◆ Problem statement
Render the material again word for word, skipping the pictures in it.

# START OF Data

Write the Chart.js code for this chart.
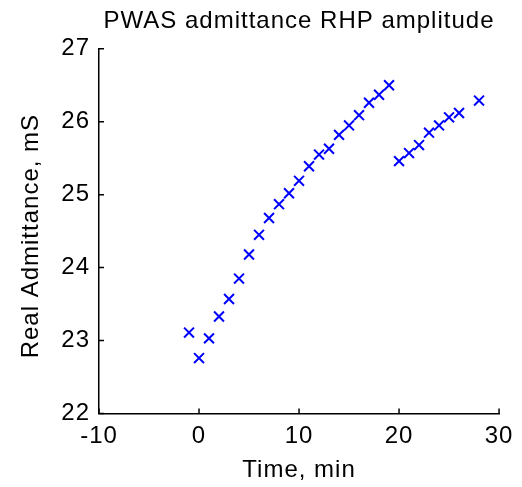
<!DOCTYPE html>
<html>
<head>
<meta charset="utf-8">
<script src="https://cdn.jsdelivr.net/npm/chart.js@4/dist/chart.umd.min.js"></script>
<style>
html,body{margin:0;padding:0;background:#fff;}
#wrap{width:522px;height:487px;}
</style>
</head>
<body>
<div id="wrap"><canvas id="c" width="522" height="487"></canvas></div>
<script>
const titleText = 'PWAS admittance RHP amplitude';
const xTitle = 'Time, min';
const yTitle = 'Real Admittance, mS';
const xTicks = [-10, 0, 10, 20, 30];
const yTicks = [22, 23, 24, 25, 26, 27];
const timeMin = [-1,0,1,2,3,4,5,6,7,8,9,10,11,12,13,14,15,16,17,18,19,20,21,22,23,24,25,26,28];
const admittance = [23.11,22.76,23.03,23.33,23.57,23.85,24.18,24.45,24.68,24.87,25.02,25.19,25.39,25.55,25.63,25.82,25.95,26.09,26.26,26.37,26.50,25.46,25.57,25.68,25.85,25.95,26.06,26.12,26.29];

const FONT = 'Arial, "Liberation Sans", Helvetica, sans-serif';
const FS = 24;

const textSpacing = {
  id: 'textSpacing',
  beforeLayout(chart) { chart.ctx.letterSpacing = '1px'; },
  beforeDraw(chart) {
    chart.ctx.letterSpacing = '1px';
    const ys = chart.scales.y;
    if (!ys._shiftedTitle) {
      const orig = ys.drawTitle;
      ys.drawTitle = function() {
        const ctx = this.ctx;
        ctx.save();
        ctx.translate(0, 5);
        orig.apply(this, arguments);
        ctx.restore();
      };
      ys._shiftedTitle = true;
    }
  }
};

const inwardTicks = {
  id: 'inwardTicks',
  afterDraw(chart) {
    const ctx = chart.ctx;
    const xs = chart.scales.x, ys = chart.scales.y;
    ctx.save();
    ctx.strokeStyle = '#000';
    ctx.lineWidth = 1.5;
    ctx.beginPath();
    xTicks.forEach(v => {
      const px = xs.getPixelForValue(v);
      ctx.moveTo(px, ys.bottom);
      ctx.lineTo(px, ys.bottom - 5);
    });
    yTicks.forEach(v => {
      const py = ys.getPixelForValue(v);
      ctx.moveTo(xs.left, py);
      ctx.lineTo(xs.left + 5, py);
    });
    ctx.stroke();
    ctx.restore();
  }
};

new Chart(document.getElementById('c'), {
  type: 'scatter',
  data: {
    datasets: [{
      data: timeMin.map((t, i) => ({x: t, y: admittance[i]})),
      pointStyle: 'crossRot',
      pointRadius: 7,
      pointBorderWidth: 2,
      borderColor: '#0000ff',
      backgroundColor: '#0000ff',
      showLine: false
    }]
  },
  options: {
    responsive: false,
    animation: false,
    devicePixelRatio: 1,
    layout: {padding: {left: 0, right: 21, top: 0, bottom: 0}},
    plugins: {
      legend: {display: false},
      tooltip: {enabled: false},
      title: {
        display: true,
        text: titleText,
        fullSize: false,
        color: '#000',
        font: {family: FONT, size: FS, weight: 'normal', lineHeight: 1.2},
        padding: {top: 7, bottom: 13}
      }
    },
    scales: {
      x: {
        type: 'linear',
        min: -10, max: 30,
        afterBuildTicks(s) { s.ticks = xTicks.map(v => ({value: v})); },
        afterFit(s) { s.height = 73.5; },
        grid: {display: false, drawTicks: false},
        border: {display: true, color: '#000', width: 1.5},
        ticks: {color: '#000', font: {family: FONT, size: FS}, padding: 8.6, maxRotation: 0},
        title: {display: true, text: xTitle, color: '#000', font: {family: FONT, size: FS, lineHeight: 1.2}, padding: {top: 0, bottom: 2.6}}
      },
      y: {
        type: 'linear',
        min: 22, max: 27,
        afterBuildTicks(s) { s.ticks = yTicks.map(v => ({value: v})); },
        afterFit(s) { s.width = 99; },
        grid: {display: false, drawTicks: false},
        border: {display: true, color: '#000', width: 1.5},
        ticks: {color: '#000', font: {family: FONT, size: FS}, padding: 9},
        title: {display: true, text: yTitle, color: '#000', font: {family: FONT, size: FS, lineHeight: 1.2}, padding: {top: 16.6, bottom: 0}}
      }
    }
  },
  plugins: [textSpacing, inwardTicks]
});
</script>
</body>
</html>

# END OF Data

◆ Problem solution
Write the Chart.js code for this chart.
<!DOCTYPE html>
<html>
<head>
<meta charset="utf-8">
<script src="https://cdn.jsdelivr.net/npm/chart.js@4/dist/chart.umd.min.js"></script>
<style>
html,body{margin:0;padding:0;background:#fff;}
#wrap{width:522px;height:487px;}
</style>
</head>
<body>
<div id="wrap"><canvas id="c" width="522" height="487"></canvas></div>
<script>
const titleText = 'PWAS admittance RHP amplitude';
const xTitle = 'Time, min';
const yTitle = 'Real Admittance, mS';
const xTicks = [-10, 0, 10, 20, 30];
const yTicks = [22, 23, 24, 25, 26, 27];
const timeMin = [-1,0,1,2,3,4,5,6,7,8,9,10,11,12,13,14,15,16,17,18,19,20,21,22,23,24,25,26,28];
const admittance = [23.11,22.76,23.03,23.33,23.57,23.85,24.18,24.45,24.68,24.87,25.02,25.19,25.39,25.55,25.63,25.82,25.95,26.09,26.26,26.37,26.50,25.46,25.57,25.68,25.85,25.95,26.06,26.12,26.29];

const FONT = 'Arial, "Liberation Sans", Helvetica, sans-serif';
const FS = 24;

const textSpacing = {
  id: 'textSpacing',
  beforeLayout(chart) { chart.ctx.letterSpacing = '1px'; },
  beforeDraw(chart) {
    chart.ctx.letterSpacing = '1px';
    const ys = chart.scales.y;
    if (!ys._shiftedTitle) {
      const orig = ys.drawTitle;
      ys.drawTitle = function() {
        const ctx = this.ctx;
        ctx.save();
        ctx.translate(0, 5);
        orig.apply(this, arguments);
        ctx.restore();
      };
      ys._shiftedTitle = true;
    }
  }
};

const inwardTicks = {
  id: 'inwardTicks',
  afterDraw(chart) {
    const ctx = chart.ctx;
    const xs = chart.scales.x, ys = chart.scales.y;
    ctx.save();
    ctx.strokeStyle = '#000';
    ctx.lineWidth = 1.5;
    ctx.beginPath();
    xTicks.forEach(v => {
      const px = xs.getPixelForValue(v);
      ctx.moveTo(px, ys.bottom);
      ctx.lineTo(px, ys.bottom - 5);
    });
    yTicks.forEach(v => {
      const py = ys.getPixelForValue(v);
      ctx.moveTo(xs.left, py);
      ctx.lineTo(xs.left + 5, py);
    });
    ctx.stroke();
    ctx.restore();
  }
};

new Chart(document.getElementById('c'), {
  type: 'scatter',
  data: {
    datasets: [{
      data: timeMin.map((t, i) => ({x: t, y: admittance[i]})),
      pointStyle: 'crossRot',
      pointRadius: 7,
      pointBorderWidth: 2,
      borderColor: '#0000ff',
      backgroundColor: '#0000ff',
      showLine: false
    }]
  },
  options: {
    responsive: false,
    animation: false,
    devicePixelRatio: 1,
    layout: {padding: {left: 0, right: 21, top: 0, bottom: 0}},
    plugins: {
      legend: {display: false},
      tooltip: {enabled: false},
      title: {
        display: true,
        text: titleText,
        fullSize: false,
        color: '#000',
        font: {family: FONT, size: FS, weight: 'normal', lineHeight: 1.2},
        padding: {top: 7, bottom: 13}
      }
    },
    scales: {
      x: {
        type: 'linear',
        min: -10, max: 30,
        afterBuildTicks(s) { s.ticks = xTicks.map(v => ({value: v})); },
        afterFit(s) { s.height = 73.5; },
        grid: {display: false, drawTicks: false},
        border: {display: true, color: '#000', width: 1.5},
        ticks: {color: '#000', font: {family: FONT, size: FS}, padding: 8.6, maxRotation: 0},
        title: {display: true, text: xTitle, color: '#000', font: {family: FONT, size: FS, lineHeight: 1.2}, padding: {top: 0, bottom: 2.6}}
      },
      y: {
        type: 'linear',
        min: 22, max: 27,
        afterBuildTicks(s) { s.ticks = yTicks.map(v => ({value: v})); },
        afterFit(s) { s.width = 99; },
        grid: {display: false, drawTicks: false},
        border: {display: true, color: '#000', width: 1.5},
        ticks: {color: '#000', font: {family: FONT, size: FS}, padding: 9},
        title: {display: true, text: yTitle, color: '#000', font: {family: FONT, size: FS, lineHeight: 1.2}, padding: {top: 16.6, bottom: 0}}
      }
    }
  },
  plugins: [textSpacing, inwardTicks]
});
</script>
</body>
</html>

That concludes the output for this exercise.